Write the data out again exactly, dropping any images it holds.

──────── Entries ────────

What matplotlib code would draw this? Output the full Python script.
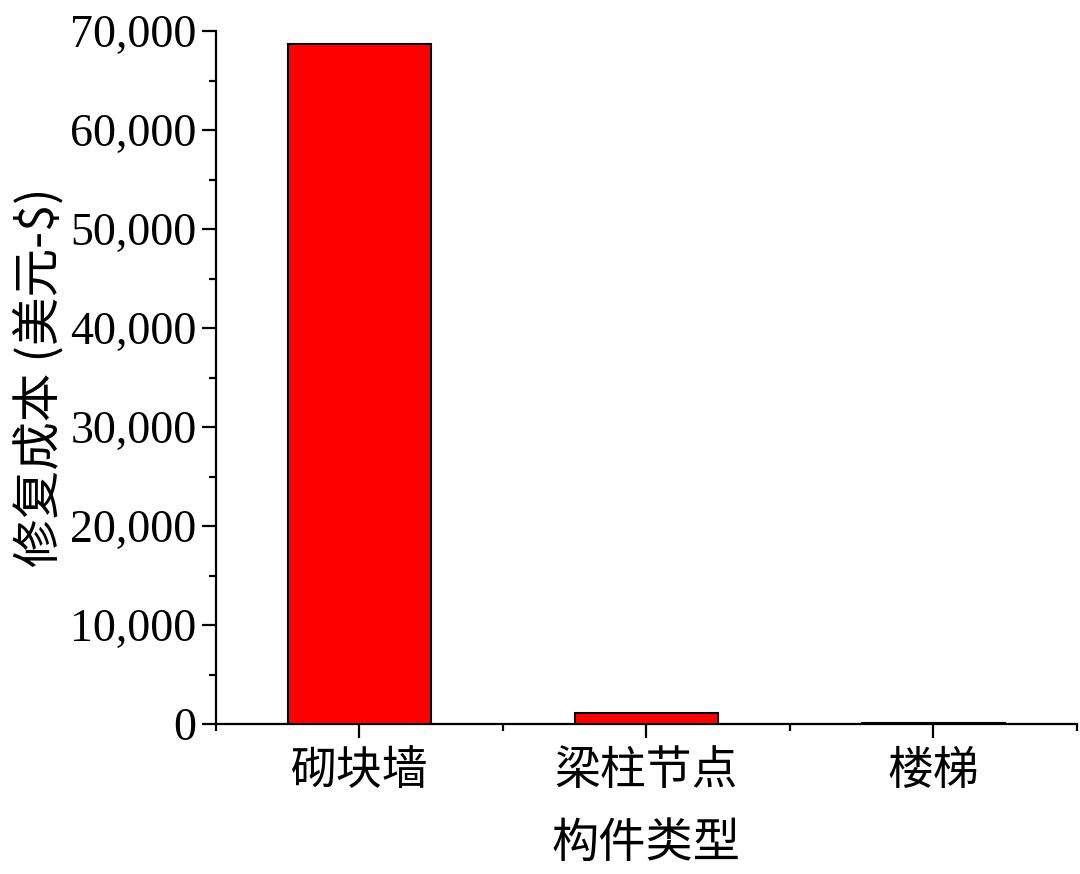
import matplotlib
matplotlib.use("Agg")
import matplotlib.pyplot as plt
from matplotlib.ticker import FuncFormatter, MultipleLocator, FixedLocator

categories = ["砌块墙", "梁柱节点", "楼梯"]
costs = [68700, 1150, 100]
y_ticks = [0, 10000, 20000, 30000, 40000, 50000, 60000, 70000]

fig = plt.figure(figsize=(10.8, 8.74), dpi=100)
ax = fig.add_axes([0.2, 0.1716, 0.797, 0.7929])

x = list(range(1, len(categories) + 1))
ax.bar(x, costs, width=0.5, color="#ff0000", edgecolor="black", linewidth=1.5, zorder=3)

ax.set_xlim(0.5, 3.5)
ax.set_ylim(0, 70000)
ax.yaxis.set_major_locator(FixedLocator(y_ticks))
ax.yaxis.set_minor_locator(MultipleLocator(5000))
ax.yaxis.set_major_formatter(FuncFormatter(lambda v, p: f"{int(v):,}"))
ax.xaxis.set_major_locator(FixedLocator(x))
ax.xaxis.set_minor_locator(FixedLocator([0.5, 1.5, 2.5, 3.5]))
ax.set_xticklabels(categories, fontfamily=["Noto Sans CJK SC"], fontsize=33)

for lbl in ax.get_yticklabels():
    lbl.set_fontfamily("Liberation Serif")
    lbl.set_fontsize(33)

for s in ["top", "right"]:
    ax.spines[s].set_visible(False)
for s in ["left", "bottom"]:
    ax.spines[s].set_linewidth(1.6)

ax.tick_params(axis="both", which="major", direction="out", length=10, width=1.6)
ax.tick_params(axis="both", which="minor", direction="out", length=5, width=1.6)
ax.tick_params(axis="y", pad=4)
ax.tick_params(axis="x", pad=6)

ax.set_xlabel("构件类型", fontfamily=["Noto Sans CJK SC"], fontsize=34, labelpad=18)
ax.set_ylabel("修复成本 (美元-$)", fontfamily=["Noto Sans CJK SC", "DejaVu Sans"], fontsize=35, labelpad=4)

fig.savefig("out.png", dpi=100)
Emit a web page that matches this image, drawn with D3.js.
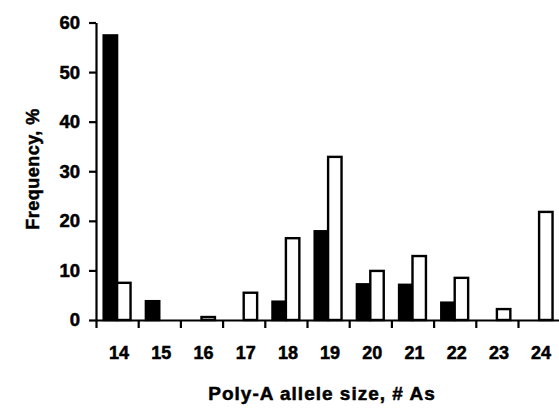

────────

### Output of the task
What matplotlib code would draw this? Output the full Python script.
import matplotlib
matplotlib.use("Agg")
import matplotlib.pyplot as plt
from matplotlib.ticker import FuncFormatter, MultipleLocator, FixedLocator

categories = ["砌块墙", "梁柱节点", "楼梯"]
costs = [68700, 1150, 100]
y_ticks = [0, 10000, 20000, 30000, 40000, 50000, 60000, 70000]

fig = plt.figure(figsize=(10.8, 8.74), dpi=100)
ax = fig.add_axes([0.2, 0.1716, 0.797, 0.7929])

x = list(range(1, len(categories) + 1))
ax.bar(x, costs, width=0.5, color="#ff0000", edgecolor="black", linewidth=1.5, zorder=3)

ax.set_xlim(0.5, 3.5)
ax.set_ylim(0, 70000)
ax.yaxis.set_major_locator(FixedLocator(y_ticks))
ax.yaxis.set_minor_locator(MultipleLocator(5000))
ax.yaxis.set_major_formatter(FuncFormatter(lambda v, p: f"{int(v):,}"))
ax.xaxis.set_major_locator(FixedLocator(x))
ax.xaxis.set_minor_locator(FixedLocator([0.5, 1.5, 2.5, 3.5]))
ax.set_xticklabels(categories, fontfamily=["Noto Sans CJK SC"], fontsize=33)

for lbl in ax.get_yticklabels():
    lbl.set_fontfamily("Liberation Serif")
    lbl.set_fontsize(33)

for s in ["top", "right"]:
    ax.spines[s].set_visible(False)
for s in ["left", "bottom"]:
    ax.spines[s].set_linewidth(1.6)

ax.tick_params(axis="both", which="major", direction="out", length=10, width=1.6)
ax.tick_params(axis="both", which="minor", direction="out", length=5, width=1.6)
ax.tick_params(axis="y", pad=4)
ax.tick_params(axis="x", pad=6)

ax.set_xlabel("构件类型", fontfamily=["Noto Sans CJK SC"], fontsize=34, labelpad=18)
ax.set_ylabel("修复成本 (美元-$)", fontfamily=["Noto Sans CJK SC", "DejaVu Sans"], fontsize=35, labelpad=4)

fig.savefig("out.png", dpi=100)
Emit a web page that matches this image, drawn with D3.js.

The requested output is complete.